One thing I’ve learned about New Zealand is that there is one Great Inevitable: Peter Jackson. You just can’t avoid the guy.
For one thing, the North Island was covered with posters having to do with the premiere of The Hobbit, which happens Wednesday in Wellington— the rest of you have to wait till December, I believe. The newspapers are full of articles about the movie, and the bookstores are full of Hobbit-related material.
(My thought was that on Wednesday I’d go to a really popular destination, confident there would be no crowds because all the locals would be at the pictures.)
Also, Jackson used many of New Zealand’s most striking sights for his movies, and if you’re traveling around seeing the sights, well, there you are. We went to Hobbiton deliberately, but today I drove through the Misty Mountains because, well, I wanted to drive through the Southern Alps, whether there were orcs in them or not. I’ve seen Mt. Doom. When I was in Wellington I somehow avoided going up Hutt Valley to see Helm’s Deep, but that was only by chance.

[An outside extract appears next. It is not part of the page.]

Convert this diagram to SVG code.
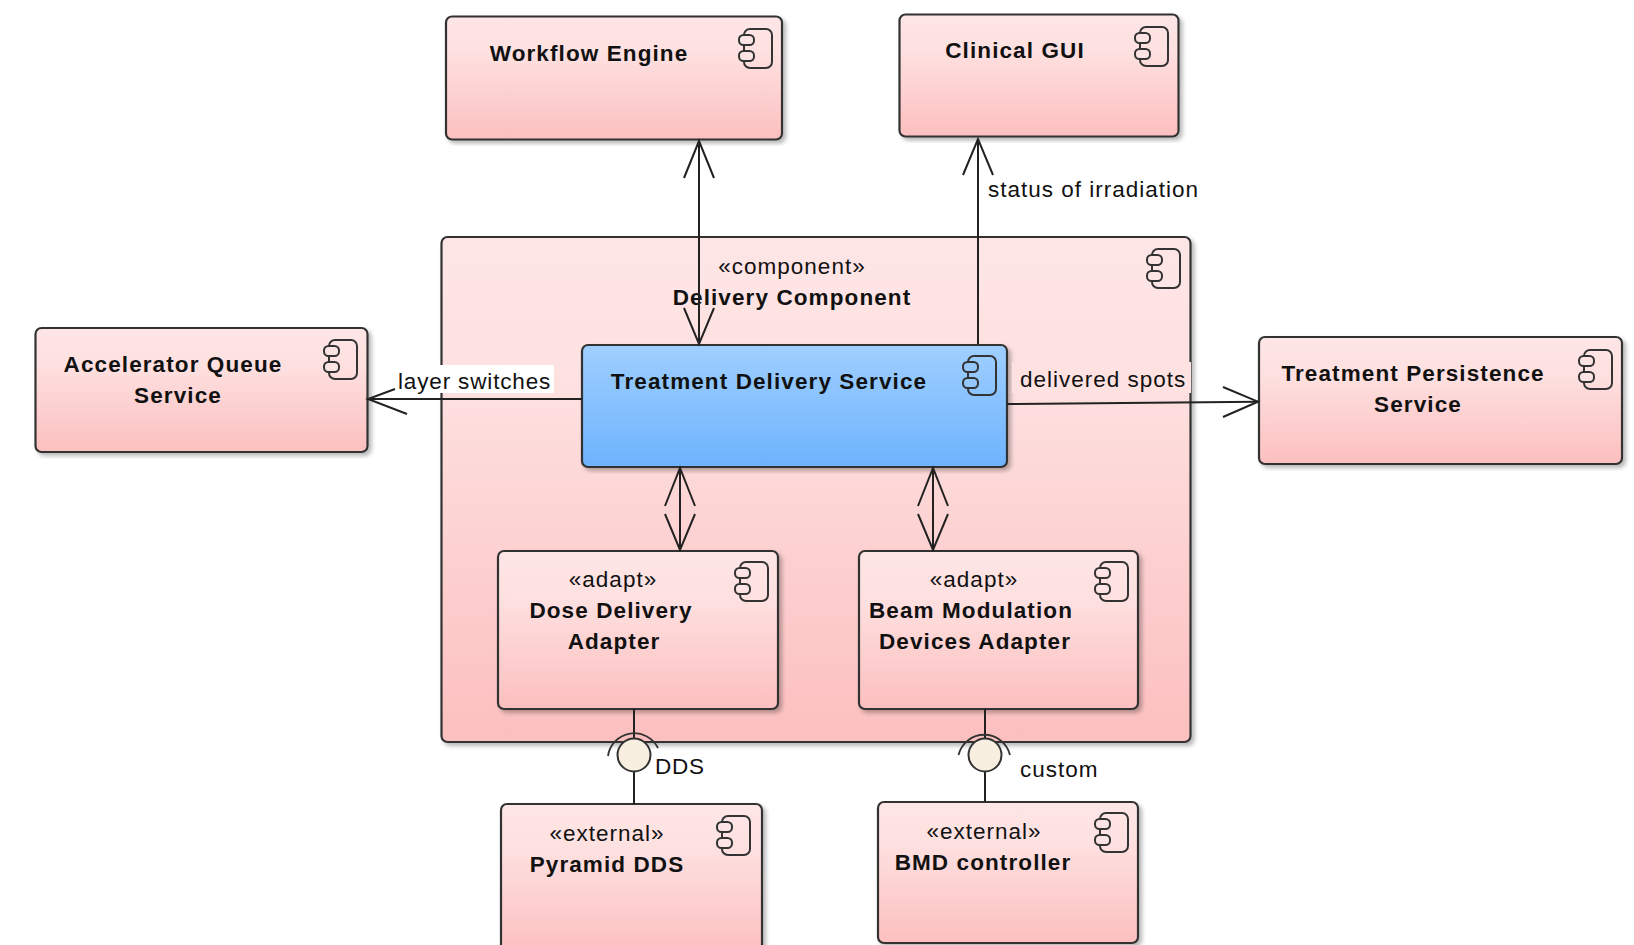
<svg xmlns="http://www.w3.org/2000/svg" width="1634" height="945" viewBox="0 0 1634 945">
<style>
.n{stroke:#333;stroke-width:2.200;fill:url(#pink);filter:url(#sh)}
.i{fill:none;stroke:#333;stroke-width:2}
text{font-family:"Liberation Sans",Arial,sans-serif;font-size:22.5px;fill:#111;letter-spacing:1px}
.t{font-weight:bold;text-anchor:middle;letter-spacing:1.1px}
.s{text-anchor:middle}
.c{fill:none;stroke:#222;stroke-width:2}
.h{fill:none;stroke:#222;stroke-width:2}
.a{fill:none;stroke:#333;stroke-width:1.800}
</style>
<defs>
<linearGradient id="pink" x1="0" y1="0" x2="0" y2="1"><stop offset="0" stop-color="#fee6e6"/><stop offset="0.3" stop-color="#fee0e0"/><stop offset="1" stop-color="#fcbfbf"/></linearGradient>
<linearGradient id="blue" x1="0" y1="0" x2="0" y2="1"><stop offset="0" stop-color="#9fcfff"/><stop offset="1" stop-color="#6eb3fd"/></linearGradient>
<filter id="sh" x="-5%" y="-5%" width="110%" height="110%"><feDropShadow dx="3" dy="3" stdDeviation="2" flood-color="#000" flood-opacity="0.28"/></filter>
<g id="ic">
<rect x="5" y="0" width="28" height="39" rx="6" class="i"/>
<rect x="0" y="6" width="15" height="10" rx="4.500" style="fill:#fde4e4;stroke:#333;stroke-width:2"/>
<rect x="0" y="22" width="15" height="10" rx="4.500" style="fill:#fde4e4;stroke:#333;stroke-width:2"/>
</g>
<g id="icb">
<rect x="5" y="0" width="28" height="39" rx="6" class="i"/>
<rect x="0" y="6" width="15" height="10" rx="4.500" style="fill:#93c7fe;stroke:#333;stroke-width:2"/>
<rect x="0" y="22" width="15" height="10" rx="4.500" style="fill:#93c7fe;stroke:#333;stroke-width:2"/>
</g>
</defs>
<rect width="1634" height="945" fill="#fff"/>
<g id="delivery-component">
<rect class="n" x="441.500" y="237" width="749" height="505" rx="6"/>
<use href="#ic" x="1147" y="249"/>
<text class="s" x="792" y="274">«component»</text>
<text class="t" x="792" y="305">Delivery Component</text>
</g>
<g id="workflow-engine">
<rect class="n" x="446" y="16.500" width="336" height="123" rx="6"/>
<use href="#ic" x="739" y="29"/>
<text class="t" x="589" y="61">Workflow Engine</text>
</g>
<g id="clinical-gui">
<rect class="n" x="899.500" y="14.500" width="279" height="122" rx="6"/>
<use href="#ic" x="1135" y="27"/>
<text class="t" x="1015" y="58">Clinical GUI</text>
</g>
<g id="accelerator-queue-service">
<rect class="n" x="35.500" y="328" width="332" height="124" rx="6"/>
<use href="#ic" x="324" y="340"/>
<text class="t" x="173" y="372">Accelerator Queue</text>
<text class="t" x="178" y="403">Service</text>
</g>
<g id="treatment-persistence-service">
<rect class="n" x="1259" y="337" width="363" height="127" rx="6"/>
<use href="#ic" x="1579" y="350"/>
<text class="t" x="1413" y="381">Treatment Persistence</text>
<text class="t" x="1418" y="412">Service</text>
</g>
<g id="treatment-delivery-service">
<rect class="n" x="582" y="345" width="425" height="122" rx="6" style="fill:url(#blue)"/>
<use href="#icb" x="963" y="356"/>
<text class="t" x="769" y="389">Treatment Delivery Service</text>
</g>
<g id="dose-delivery-adapter">
<rect class="n" x="498" y="551" width="280" height="158" rx="6"/>
<use href="#ic" x="735" y="562"/>
<text class="s" x="613" y="587">«adapt»</text>
<text class="t" x="611" y="618">Dose Delivery</text>
<text class="t" x="614" y="649">Adapter</text>
</g>
<g id="beam-modulation-devices-adapter">
<rect class="n" x="859" y="551" width="279" height="158" rx="6"/>
<use href="#ic" x="1095" y="562"/>
<text class="s" x="974" y="587">«adapt»</text>
<text class="t" x="971" y="618">Beam Modulation</text>
<text class="t" x="975" y="649">Devices Adapter</text>
</g>
<g id="pyramid-dds">
<rect class="n" x="501" y="804" width="261" height="150" rx="6"/>
<use href="#ic" x="717" y="816"/>
<text class="s" x="607" y="841">«external»</text>
<text class="t" x="607" y="872">Pyramid DDS</text>
</g>
<g id="bmd-controller">
<rect class="n" x="878" y="802" width="260" height="141" rx="6"/>
<use href="#ic" x="1095" y="813"/>
<text class="s" x="984" y="839">«external»</text>
<text class="t" x="983" y="870">BMD controller</text>
</g>
<g id="connectors">
<path class="c" d="M699 141V344"/>
<path class="h" d="M684 178L699 141L714 178M684 308L699 344L714 308"/>
<path class="c" d="M978 139V344"/>
<path class="h" d="M963 175L978 139L993 175"/>
<path class="c" d="M582 399H369"/>
<path class="h" d="M395 389L368 399L407 414"/>
<path class="c" d="M1007 404L1258 401.700"/>
<path class="h" d="M1223 387L1258 401.700L1223 417"/>
<path class="c" d="M680 468V550"/>
<path class="h" d="M665 506L680 468L695 506M665 514L680 550L695 514"/>
<path class="c" d="M933 468V550"/>
<path class="h" d="M918 506L933 468L948 506M918 514L933 550L948 514"/>
<path class="c" d="M634 709V760M634 772V804"/>
<path class="c" d="M985 709V760M985 772V802"/>
<path class="a" d="M608 756A26.500 26.500 0 0 1 658 748"/>
<path class="a" d="M958.500 755A26.500 26.500 0 0 1 1010 755"/>
<circle cx="634" cy="755" r="16.500" fill="#f9efe0" stroke="#333" stroke-width="2"/>
<circle cx="985" cy="755" r="16.500" fill="#f9efe0" stroke="#333" stroke-width="2"/>
</g>
<g id="labels">
<text x="988" y="197">status of irradiation</text>
<rect x="396" y="365" width="158" height="28" fill="#fff"/>
<text x="398" y="389" style="letter-spacing:0.85px">layer switches</text>
<rect x="1012" y="362" width="179" height="31" fill="#fee2e2"/>
<text x="1020" y="387">delivered spots</text>
<text x="655" y="774" style="letter-spacing:0.8px">DDS</text>
<text x="1020" y="777">custom</text>
</g>
</svg>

Plus, Peter Jackson apparently knows everybody. I constantly run into people who have worked on his movies, know Jackson or some of his partners, have been extras in the films, or Was a Person Friend of Peter Jackson Before He Was Famous.
And then sometimes you run across one of his hobbies. I went to the aircraft museum in Blenheim only to find that Peter Jackson was the museum’s major benefactor.
Turns out he’s a huge collector of First World War aircraft and air memorabilia, and was a major contributor to the museum. He built an aircraft replica shop at WETA because it turned out to be cheaper than buying the actual aircraft. (Not that the replicas don’t have a lot of period stuff on them— not a lot of people are making 180-horse Obersel rotary engines these days.) There replicas actually fly, and in fact there’s a whole flight of seven working Fokker Dr.1 triplanes.
Plus WETA got busy on the aircraft dioramas, including the one shown in the photo, which features the crew of a Erdrich Taube defending their plane with, well, a rifle. (Hey, it was early in the war. Plus the Taube was one of the most successful of the aircraft with bird-shaped wings ever.)
The museum, by the way, was pretty nifty, because it helps to be financed by someone with more money than Morgoth. It had Eddie Rickenbacker’s flight suit, Werner Voss’s Blue Max, and a couple of the silver cups that Manfred von Richthofen awarded himself when he shot something down. (Turns out there was a whole tradition behind this I didn’t realize: he’d already won a lot of silver cups hunting and riding, and when a German officer got major decoration, he generally got a whacking great silver goblet to go with it.)
I’m taking a boat down Milford Sound tomorrow, and I’m expecting to find that Peter Jackson knows all the dolphins personally. Because that seems to be, well, inevitable.